In 1918 you could just have Allan Quatermain hanging off a cliff and that would be enough but now in 2018 you have to do 20378528572395 things to make it the hero cliffhanger of hero cliffhangers that a 1918 audience couldn’t even begin to comprehend.


But as audiences we more jaded and we’ve seen too many things and anything on too small a scale would only leave us laughing at the obviousness of it. And so – with Infinity War the trick is to overwhelm us with an event so big and so huge that it completely overwhelms us. (Or attempts to at least). Where the skill is in making you feel what you know not to be true (that this is the awful end and evil has won and Thanos has won). Where the ending is to the nth degree / apotheosis / cultural fulfillment of the cliffhanger to end all cliffhangers.

Of course yes – I’m an culpable and as complicit with all this as anyone.
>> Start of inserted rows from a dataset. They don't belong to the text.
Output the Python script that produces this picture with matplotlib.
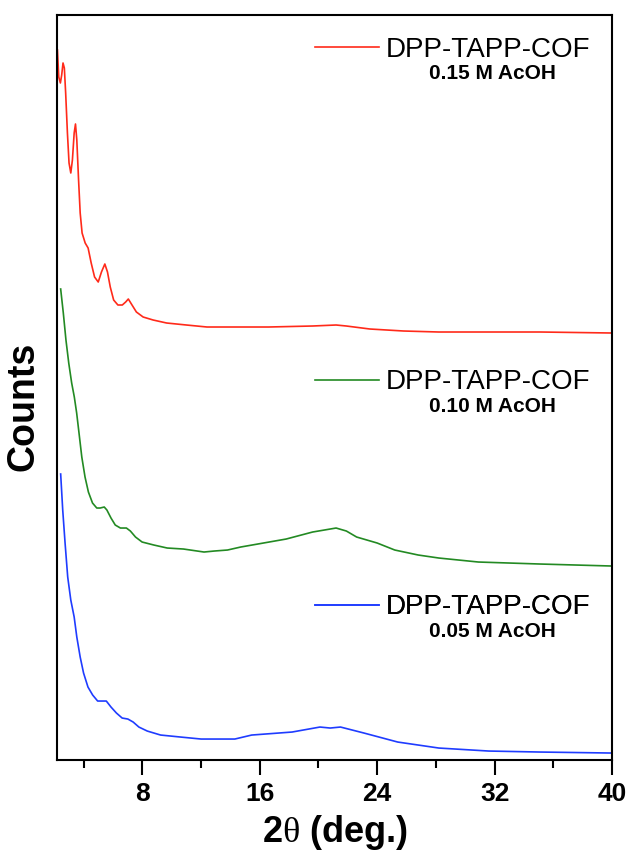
import matplotlib
matplotlib.use("Agg")
import matplotlib.pyplot as plt
from matplotlib.ticker import MultipleLocator

plt.rcParams["font.family"] = ["Liberation Sans", "DejaVu Sans"]
plt.rcParams["mathtext.fontset"] = "custom"
plt.rcParams["mathtext.rm"] = "Liberation Serif"

# values (2theta in deg, counts in arbitrary units)
tt_015 = [2.21, 2.30, 2.41, 2.50, 2.59, 2.68, 2.77, 2.89, 3.00, 3.12, 3.23,
          3.35, 3.44, 3.53, 3.65, 3.76, 3.89, 4.10, 4.30, 4.51, 4.74, 4.99,
          5.21, 5.44, 5.62, 5.81, 6.04, 6.33, 6.63, 6.86, 7.04, 7.25, 7.59,
          8.05, 8.73, 9.65, 11.0, 12.4, 14.7, 16.6, 19.6, 21.2, 21.9, 23.5,
          25.8, 28.2, 35.1, 40.0]
cts_015 = [710, 683, 677, 685, 697, 692, 667, 627, 597, 587, 600,
           627, 636, 620, 580, 547, 527, 517, 512, 497, 483, 478,
           488, 496, 488, 473, 460, 455, 455, 458, 461, 456, 448,
           443, 440, 437, 435, 433, 433, 433, 434, 435, 434, 431,
           429, 428, 428, 427]

tt_010 = [2.43, 2.61, 2.79, 2.98, 3.18, 3.36, 3.52, 3.68, 3.87, 4.09, 4.32,
          4.60, 4.89, 5.12, 5.40, 5.58, 5.86, 6.15, 6.50, 6.91, 7.18, 7.53,
          7.98, 8.78, 9.69, 10.8, 12.2, 12.9, 13.8, 14.7, 17.8, 19.6, 21.2,
          21.9, 22.6, 24.0, 25.2, 26.8, 28.2, 30.9, 35.1, 40.0]
cts_010 = [471, 447, 420, 397, 377, 363, 347, 327, 303, 283, 268,
           257, 252, 252, 253, 250, 242, 235, 232, 232, 229, 223,
           218, 215, 212, 211, 208, 209, 210, 213, 221, 228, 232,
           229, 223, 217, 210, 205, 202, 198, 196, 194]

tt_005 = [2.43, 2.57, 2.73, 2.91, 3.12, 3.35, 3.53, 3.76, 3.99, 4.29, 4.61,
          4.95, 5.25, 5.54, 5.86, 6.23, 6.62, 7.01, 7.37, 7.76, 8.33, 9.24,
          10.6, 12.0, 12.9, 14.3, 15.45, 18.2, 20.1, 20.8, 21.5, 23.1, 25.4,
          28.2, 31.6, 35.1, 40.0]
cts_005 = [286, 250, 217, 183, 160, 143, 123, 103, 87, 73, 65,
           59, 59, 59, 53, 47, 42, 41, 38, 33, 29, 25,
           23, 21, 21, 21, 25, 28, 33, 32, 33, 27, 18,
           12, 9, 8, 7]

name = "DPP-TAPP-COF"
conditions = ["0.15 M AcOH", "0.10 M AcOH", "0.05 M AcOH"]
colors = ["#ff2a1a", "#238a23", "#1f3cff"]

fig = plt.figure(figsize=(6.31, 8.56), dpi=100)
ax = fig.add_axes([0.0908, 0.1121, 0.879, 0.8704])

series = [(tt_015, cts_015), (tt_010, cts_010), (tt_005, cts_005)]
lines = []
for (x, y), c in zip(series, colors):
    ln, = ax.plot(x, y, color=c, lw=1.2)
    lines.append(ln)

ax.set_xlim(2.2, 40)
ax.set_ylim(0, 745)
ax.xaxis.set_major_locator(MultipleLocator(8))
ax.xaxis.set_minor_locator(MultipleLocator(4))
ax.set_yticks([])
ax.tick_params(axis="x", which="major", direction="out", length=11, width=1.5,
               pad=5, labelsize=19)
ax.tick_params(axis="x", which="minor", direction="out", length=6, width=1.5)
for lab in ax.get_xticklabels():
    lab.set_fontweight("bold")
for sp in ax.spines.values():
    sp.set_linewidth(1.5)

ax.set_xlabel(r"2$\mathrm{\theta}$ (deg.)", fontsize=26, fontweight="bold",
              labelpad=5)
ax.set_ylabel("Counts", fontsize=27, fontweight="bold")
ax.yaxis.set_label_coords(-0.029, 0.475)

# one small legend per curve, with the acid concentration under it
leg_y = [0.953, 0.507, 0.205]
sub_y = [0.922, 0.475, 0.173]
for ln, ly, sy, cond in zip(lines, leg_y, sub_y, conditions):
    leg = ax.legend([ln], [name], loc="center left", bbox_to_anchor=(0.465, ly),
                    frameon=False, fontsize=20, handlelength=2.3,
                    handletextpad=0.25, borderpad=0, borderaxespad=0)
    ax.add_artist(leg)
    ax.text(0.670, sy, cond, transform=ax.transAxes, fontsize=15,
            fontweight="bold", va="center", ha="left")

fig.savefig("out.png", dpi=100)
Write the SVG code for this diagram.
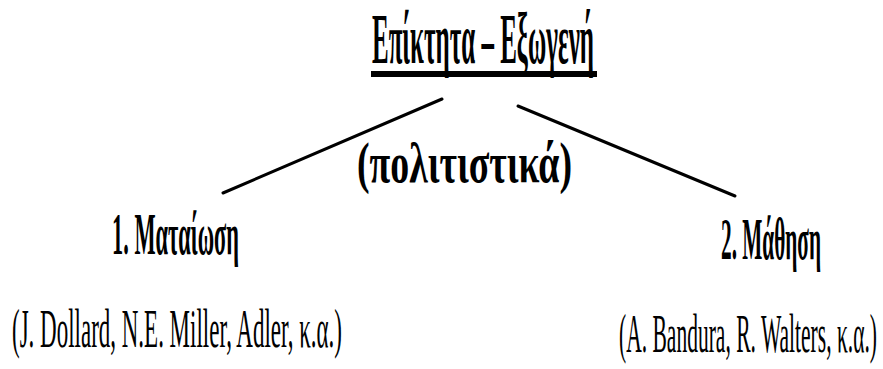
<svg xmlns="http://www.w3.org/2000/svg" width="883" height="369" viewBox="0 0 883 369">
<style>
.c{font-family:"Liberation Serif","Times New Roman",serif;fill:#000}
.b{font-weight:bold}
.ln{stroke:#000;stroke-width:3;fill:none;stroke-linecap:round}
</style>
<rect width="883" height="369" fill="#fff"/>
<g id="title">
<text class="c b" x="372" y="63" font-size="72" textLength="222" lengthAdjust="spacingAndGlyphs">Επίκτητα – Εξωγενή</text>
<rect x="371" y="71" width="226" height="6" fill="#000"/>
</g>
<g id="connectors">
<line class="ln" x1="223" y1="193" x2="442" y2="99"/>
<line class="ln" x1="518" y1="106" x2="735" y2="196"/>
</g>
<g id="label-cultural">
<text class="c b" x="357" y="182" font-size="56" textLength="215" lengthAdjust="spacingAndGlyphs">(πολιτιστικά)</text>
</g>
<g id="node-frustration">
<text class="c b" x="112" y="254" font-size="60" textLength="127" lengthAdjust="spacingAndGlyphs">1. Ματαίωση</text>
<text class="c" x="12" y="347" font-size="55" textLength="330" lengthAdjust="spacingAndGlyphs">(J. Dollard, N.E. Miller, Adler, κ.α.)</text>
</g>
<g id="node-learning">
<text class="c b" x="721" y="259" font-size="60" textLength="100" lengthAdjust="spacingAndGlyphs">2. Μάθηση</text>
<text class="c" x="619" y="352" font-size="55" textLength="258" lengthAdjust="spacingAndGlyphs">(A. Bandura, R. Walters, κ.α.)</text>
</g>
</svg>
I mean – here I am: writing all this weeks afterwards while I’m guessing most of the rest of you have already moved on towards other concerns (something Trump did maybe? Or the Royal Wedding!) and of course the only way to win is not to play etc etc and so on. But yeah regardless of that: Infinity War did it for me. And if a monolithic corporate monstrosity is going to bestride our planet and suck up all the energies and talents of some of the world’s most talented actors and film-makers and writers and etc I must say that I can only be appreciative when it actually goes something that makes me sit up in my seat and go “holy actual fucking wow.”

Because I guess all we really want is to entertained. To see something new. To go to the cinema and be given an honest-to-god real life visceral / emotional experience. Something that doesn’t mollycoddle and reassure but instead gives you that cold blackness of infinite space kinda feeling and to do all that right in the place where you’d expect it the least.

And here’s hoping (however unlikely it may be): maybe Anthony Russo and Joseph Russo and Christopher Markus and Stephen McFeely and whoever will find a way to play with our expectations again and the next Avengers film manages to play a whole new different game in a way that still feels satisfying. Yes – 50% of the population of the universe will return but maybe instead of us feeling like that’s an invitation to eyeroll: maybe it’s a chance to create something that feels truly triumphant and victorious?

Because if Avengers: Infinity War tells us anything then it’s this – anything is possible.